▶ [Job]
Up to and including the line with "const ref = useRef<HTMLCanvasElement>(null);", write out the listing from its first line, minus the pictures.

▶ [Supplied information]
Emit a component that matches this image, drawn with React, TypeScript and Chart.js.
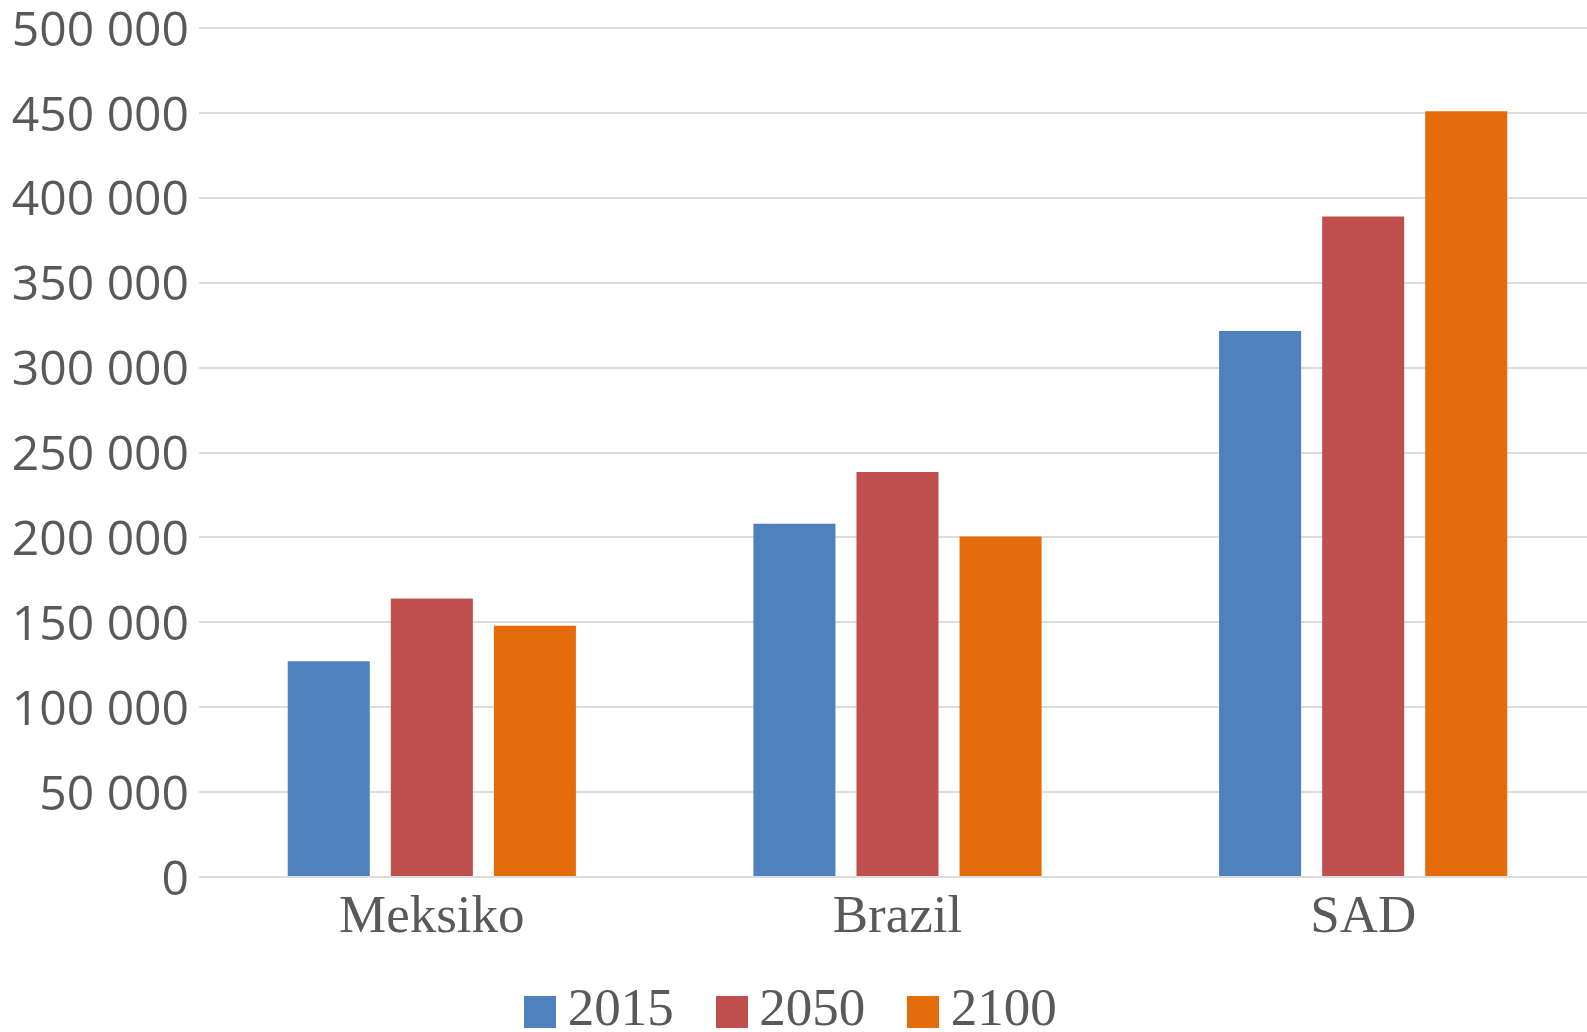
import React, { useEffect, useRef } from "react";
import { Chart, registerables } from "chart.js";

Chart.register(...registerables);

const categories = ["Meksiko", "Brazil", "SAD"];
const seriesLabels = ["2015", "2050", "2100"];
const values2015 = [127000, 208000, 321500];
const values2050 = [164000, 238500, 389000];
const values2100 = [148000, 200500, 451000];
const seriesColors = ["#4f81bd", "#c0504d", "#e46c0a"];
const yMin = 0;
const yMax = 500000;
const yStep = 50000;

const CANVAS_W = 1596;
const CANVAS_H = 1048;
const TEXT_COLOR = "#595959";
const SWATCH = 32;

function formatThousands(v: number): string {
  return String(v).replace(/\B(?=(\d{3})+(?!\d))/g, " ");
}

function makeSwatch(color: string): HTMLCanvasElement {
  const c = document.createElement("canvas");
  c.width = SWATCH;
  c.height = SWATCH;
  const g = c.getContext("2d");
  if (g) {
    g.fillStyle = color;
    g.fillRect(0, 0, SWATCH, SWATCH);
  }
  return c;
}

export default function App() {
  const ref = useRef<HTMLCanvasElement>(null);

  useEffect(() => {
    if (!ref.current) return;
    const seriesValues = [values2015, values2050, values2100];
    const swatches = seriesColors.map(makeSwatch);
    const defaultGen = (Chart as any).defaults.plugins.legend.labels.generateLabels;
    const chart = new Chart(ref.current, {
      type: "bar",
      data: {
        labels: categories,
        datasets: seriesLabels.map((label, i) => ({
          label,
          data: seriesValues[i],
          backgroundColor: seriesColors[i],
          borderWidth: 0,
          categoryPercentage: 0.664,
          barPercentage: 0.796,
        })),
      },
      options: {
        animation: false,
        responsive: false,
        devicePixelRatio: 1,
        layout: { padding: 0 },
        plugins: {
          tooltip: { enabled: false },
          title: { display: false },
          legend: {
            display: true,
            position: "bottom",
            labels: {
              usePointStyle: true,
              boxWidth: 2,
              boxHeight: SWATCH,
              padding: 57,
              color: TEXT_COLOR,
              font: { family: "'Liberation Serif', 'Times New Roman', serif", size: 53 },
              generateLabels: (c: any) =>
                defaultGen(c).map((item: any) => ({
                  ...item,
                  pointStyle: swatches[item.datasetIndex],
                })),
            },
          },
        },
        scales: {
          x: {
            grid: { display: false, drawTicks: false },
            border: { display: false },
            ticks: {
              color: TEXT_COLOR,
              padding: 9,
              font: { family: "'Liberation Serif', 'Times New Roman', serif", size: 53 },
            },
            afterFit: (scale: any) => {
              scale.height = 51;
              // let the category labels extend below the (short) axis box
              scale._computeLabelArea = () => undefined;
            },
          },
          y: {
            min: yMin,
            max: yMax,
            grid: { color: "#dcdcdc", lineWidth: 2, drawTicks: false },
            border: { display: false },
            ticks: {
              stepSize: yStep,
              color: TEXT_COLOR,
              padding: 10,
              labelOffset: 4,
              font: { family: "'Open Sans', sans-serif", size: 48 },
              callback: (v: any) => formatThousands(Number(v)),
            },
            afterFit: (scale: any) => {
              scale.width = 199;
              scale.paddingTop = 28;
              scale.paddingBottom = 0;
              scale._computeLabelArea = () => undefined;
            },
          },
        },
      },
    });
    return () => chart.destroy();
  }, []);

  return (
    <div
      style={{
        position: "fixed",
        left: 0,
        top: 0,
        width: "100vw",
        height: "100vh",
        overflow: "hidden",
        background: "#ffffff",
      }}
    >
      <canvas
        ref={ref}
        width={CANVAS_W}
        height={CANVAS_H}
        style={{ display: "block", width: CANVAS_W, height: CANVAS_H }}
      />
    </div>
  );
}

▶ [Answer to the problem]
Emit a component that matches this image, drawn with React, TypeScript and Chart.js.
import React, { useEffect, useRef } from "react";
import { Chart, registerables } from "chart.js";

Chart.register(...registerables);

const categories = ["Meksiko", "Brazil", "SAD"];
const seriesLabels = ["2015", "2050", "2100"];
const values2015 = [127000, 208000, 321500];
const values2050 = [164000, 238500, 389000];
const values2100 = [148000, 200500, 451000];
const seriesColors = ["#4f81bd", "#c0504d", "#e46c0a"];
const yMin = 0;
const yMax = 500000;
const yStep = 50000;

const CANVAS_W = 1596;
const CANVAS_H = 1048;
const TEXT_COLOR = "#595959";
const SWATCH = 32;

function formatThousands(v: number): string {
  return String(v).replace(/\B(?=(\d{3})+(?!\d))/g, " ");
}

function makeSwatch(color: string): HTMLCanvasElement {
  const c = document.createElement("canvas");
  c.width = SWATCH;
  c.height = SWATCH;
  const g = c.getContext("2d");
  if (g) {
    g.fillStyle = color;
    g.fillRect(0, 0, SWATCH, SWATCH);
  }
  return c;
}

export default function App() {
  const ref = useRef<HTMLCanvasElement>(null);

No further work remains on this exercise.